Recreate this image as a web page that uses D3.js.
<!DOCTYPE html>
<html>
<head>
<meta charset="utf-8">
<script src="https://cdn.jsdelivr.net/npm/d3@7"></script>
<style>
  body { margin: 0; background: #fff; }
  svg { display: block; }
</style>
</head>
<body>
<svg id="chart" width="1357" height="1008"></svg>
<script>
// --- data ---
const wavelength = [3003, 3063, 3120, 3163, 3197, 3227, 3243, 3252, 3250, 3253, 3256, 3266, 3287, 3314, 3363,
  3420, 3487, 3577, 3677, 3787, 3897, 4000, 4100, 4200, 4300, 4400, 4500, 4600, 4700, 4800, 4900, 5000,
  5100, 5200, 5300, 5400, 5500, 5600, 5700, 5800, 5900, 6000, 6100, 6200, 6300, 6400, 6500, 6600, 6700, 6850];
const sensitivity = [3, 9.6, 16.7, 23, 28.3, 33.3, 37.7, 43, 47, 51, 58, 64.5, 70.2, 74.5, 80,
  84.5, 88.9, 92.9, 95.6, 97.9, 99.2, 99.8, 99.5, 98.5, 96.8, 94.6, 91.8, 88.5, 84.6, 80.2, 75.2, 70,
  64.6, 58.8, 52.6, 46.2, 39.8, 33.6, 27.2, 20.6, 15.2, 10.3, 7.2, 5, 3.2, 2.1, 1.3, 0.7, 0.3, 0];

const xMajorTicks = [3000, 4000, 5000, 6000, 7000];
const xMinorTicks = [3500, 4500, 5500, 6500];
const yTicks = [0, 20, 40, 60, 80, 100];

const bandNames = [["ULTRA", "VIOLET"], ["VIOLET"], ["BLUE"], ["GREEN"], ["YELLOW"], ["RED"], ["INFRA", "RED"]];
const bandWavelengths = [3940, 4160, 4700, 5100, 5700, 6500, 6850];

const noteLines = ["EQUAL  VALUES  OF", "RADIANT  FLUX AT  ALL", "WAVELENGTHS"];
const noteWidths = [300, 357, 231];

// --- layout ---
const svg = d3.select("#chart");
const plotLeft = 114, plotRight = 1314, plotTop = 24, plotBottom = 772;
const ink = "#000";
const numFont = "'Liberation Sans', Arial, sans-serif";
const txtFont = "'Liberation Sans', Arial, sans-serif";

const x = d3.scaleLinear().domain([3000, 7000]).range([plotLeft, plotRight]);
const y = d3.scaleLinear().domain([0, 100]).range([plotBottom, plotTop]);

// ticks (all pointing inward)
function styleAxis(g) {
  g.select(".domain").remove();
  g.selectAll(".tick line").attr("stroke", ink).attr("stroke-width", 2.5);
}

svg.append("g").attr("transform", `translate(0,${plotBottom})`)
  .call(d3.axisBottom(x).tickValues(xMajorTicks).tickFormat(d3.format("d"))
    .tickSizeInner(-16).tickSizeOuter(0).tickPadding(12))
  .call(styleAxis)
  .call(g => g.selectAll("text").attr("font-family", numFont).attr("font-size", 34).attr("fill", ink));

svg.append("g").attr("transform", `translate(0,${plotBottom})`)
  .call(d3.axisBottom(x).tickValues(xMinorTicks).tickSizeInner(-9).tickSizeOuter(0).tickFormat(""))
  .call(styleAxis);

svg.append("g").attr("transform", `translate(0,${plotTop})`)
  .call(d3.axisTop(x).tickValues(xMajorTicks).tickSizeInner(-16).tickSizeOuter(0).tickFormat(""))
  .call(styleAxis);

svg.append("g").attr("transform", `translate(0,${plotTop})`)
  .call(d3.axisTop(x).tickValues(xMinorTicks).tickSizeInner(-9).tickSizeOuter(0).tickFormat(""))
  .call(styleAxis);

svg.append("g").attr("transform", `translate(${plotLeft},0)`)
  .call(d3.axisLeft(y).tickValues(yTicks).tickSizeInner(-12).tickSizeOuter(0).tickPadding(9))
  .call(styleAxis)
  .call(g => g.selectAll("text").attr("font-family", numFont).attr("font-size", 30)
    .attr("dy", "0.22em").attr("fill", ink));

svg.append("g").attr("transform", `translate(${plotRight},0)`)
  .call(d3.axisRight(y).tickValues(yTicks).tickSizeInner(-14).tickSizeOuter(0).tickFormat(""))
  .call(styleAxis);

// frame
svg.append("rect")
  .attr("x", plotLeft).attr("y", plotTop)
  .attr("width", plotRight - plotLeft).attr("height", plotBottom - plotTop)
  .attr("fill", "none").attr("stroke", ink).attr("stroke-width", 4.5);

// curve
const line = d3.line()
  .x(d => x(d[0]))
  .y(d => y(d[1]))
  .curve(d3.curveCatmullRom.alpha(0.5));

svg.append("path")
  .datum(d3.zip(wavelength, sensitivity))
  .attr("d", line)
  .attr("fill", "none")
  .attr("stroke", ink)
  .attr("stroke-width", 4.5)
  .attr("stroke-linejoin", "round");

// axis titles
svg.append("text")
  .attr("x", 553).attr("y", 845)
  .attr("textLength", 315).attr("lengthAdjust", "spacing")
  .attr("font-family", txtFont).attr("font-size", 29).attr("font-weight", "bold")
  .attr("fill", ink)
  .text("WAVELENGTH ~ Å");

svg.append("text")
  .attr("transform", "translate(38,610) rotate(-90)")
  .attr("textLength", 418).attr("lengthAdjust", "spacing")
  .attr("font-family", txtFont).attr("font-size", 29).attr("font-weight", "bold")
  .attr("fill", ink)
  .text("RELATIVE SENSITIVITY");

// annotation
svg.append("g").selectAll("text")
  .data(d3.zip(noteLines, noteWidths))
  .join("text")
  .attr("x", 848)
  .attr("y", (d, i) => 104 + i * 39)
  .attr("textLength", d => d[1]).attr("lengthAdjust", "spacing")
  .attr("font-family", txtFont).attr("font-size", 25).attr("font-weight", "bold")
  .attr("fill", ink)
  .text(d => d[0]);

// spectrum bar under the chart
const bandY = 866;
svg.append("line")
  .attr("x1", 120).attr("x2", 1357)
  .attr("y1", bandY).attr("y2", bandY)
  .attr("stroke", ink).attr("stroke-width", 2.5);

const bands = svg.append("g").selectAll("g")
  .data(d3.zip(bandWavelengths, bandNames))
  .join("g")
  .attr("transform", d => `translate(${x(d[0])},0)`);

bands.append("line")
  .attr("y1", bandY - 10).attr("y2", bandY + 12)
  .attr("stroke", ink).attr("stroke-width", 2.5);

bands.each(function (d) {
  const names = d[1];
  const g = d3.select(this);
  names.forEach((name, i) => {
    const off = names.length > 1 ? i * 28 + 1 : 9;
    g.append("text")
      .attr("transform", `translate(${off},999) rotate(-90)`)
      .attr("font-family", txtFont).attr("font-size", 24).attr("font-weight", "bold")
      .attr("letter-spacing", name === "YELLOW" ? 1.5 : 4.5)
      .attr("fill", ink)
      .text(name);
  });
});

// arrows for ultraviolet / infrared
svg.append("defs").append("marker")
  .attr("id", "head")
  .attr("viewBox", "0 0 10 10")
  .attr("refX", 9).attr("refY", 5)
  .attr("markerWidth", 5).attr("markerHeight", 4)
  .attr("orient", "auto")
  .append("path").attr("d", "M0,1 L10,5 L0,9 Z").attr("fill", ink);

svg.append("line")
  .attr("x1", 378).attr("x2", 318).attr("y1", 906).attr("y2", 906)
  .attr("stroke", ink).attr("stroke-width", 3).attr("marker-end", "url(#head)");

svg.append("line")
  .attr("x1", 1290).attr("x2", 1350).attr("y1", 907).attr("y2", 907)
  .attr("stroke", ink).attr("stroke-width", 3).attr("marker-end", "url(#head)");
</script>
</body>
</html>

§ What the task requires: Extract the lines above, from the first one through the one containing "const yTicks = [0, 20, 40, 60, 80, 100];", and return only those, unchanged.

§ Output of the exercise:
Recreate this image as a web page that uses D3.js.
<!DOCTYPE html>
<html>
<head>
<meta charset="utf-8">
<script src="https://cdn.jsdelivr.net/npm/d3@7"></script>
<style>
  body { margin: 0; background: #fff; }
  svg { display: block; }
</style>
</head>
<body>
<svg id="chart" width="1357" height="1008"></svg>
<script>
// --- data ---
const wavelength = [3003, 3063, 3120, 3163, 3197, 3227, 3243, 3252, 3250, 3253, 3256, 3266, 3287, 3314, 3363,
  3420, 3487, 3577, 3677, 3787, 3897, 4000, 4100, 4200, 4300, 4400, 4500, 4600, 4700, 4800, 4900, 5000,
  5100, 5200, 5300, 5400, 5500, 5600, 5700, 5800, 5900, 6000, 6100, 6200, 6300, 6400, 6500, 6600, 6700, 6850];
const sensitivity = [3, 9.6, 16.7, 23, 28.3, 33.3, 37.7, 43, 47, 51, 58, 64.5, 70.2, 74.5, 80,
  84.5, 88.9, 92.9, 95.6, 97.9, 99.2, 99.8, 99.5, 98.5, 96.8, 94.6, 91.8, 88.5, 84.6, 80.2, 75.2, 70,
  64.6, 58.8, 52.6, 46.2, 39.8, 33.6, 27.2, 20.6, 15.2, 10.3, 7.2, 5, 3.2, 2.1, 1.3, 0.7, 0.3, 0];

const xMajorTicks = [3000, 4000, 5000, 6000, 7000];
const xMinorTicks = [3500, 4500, 5500, 6500];
const yTicks = [0, 20, 40, 60, 80, 100];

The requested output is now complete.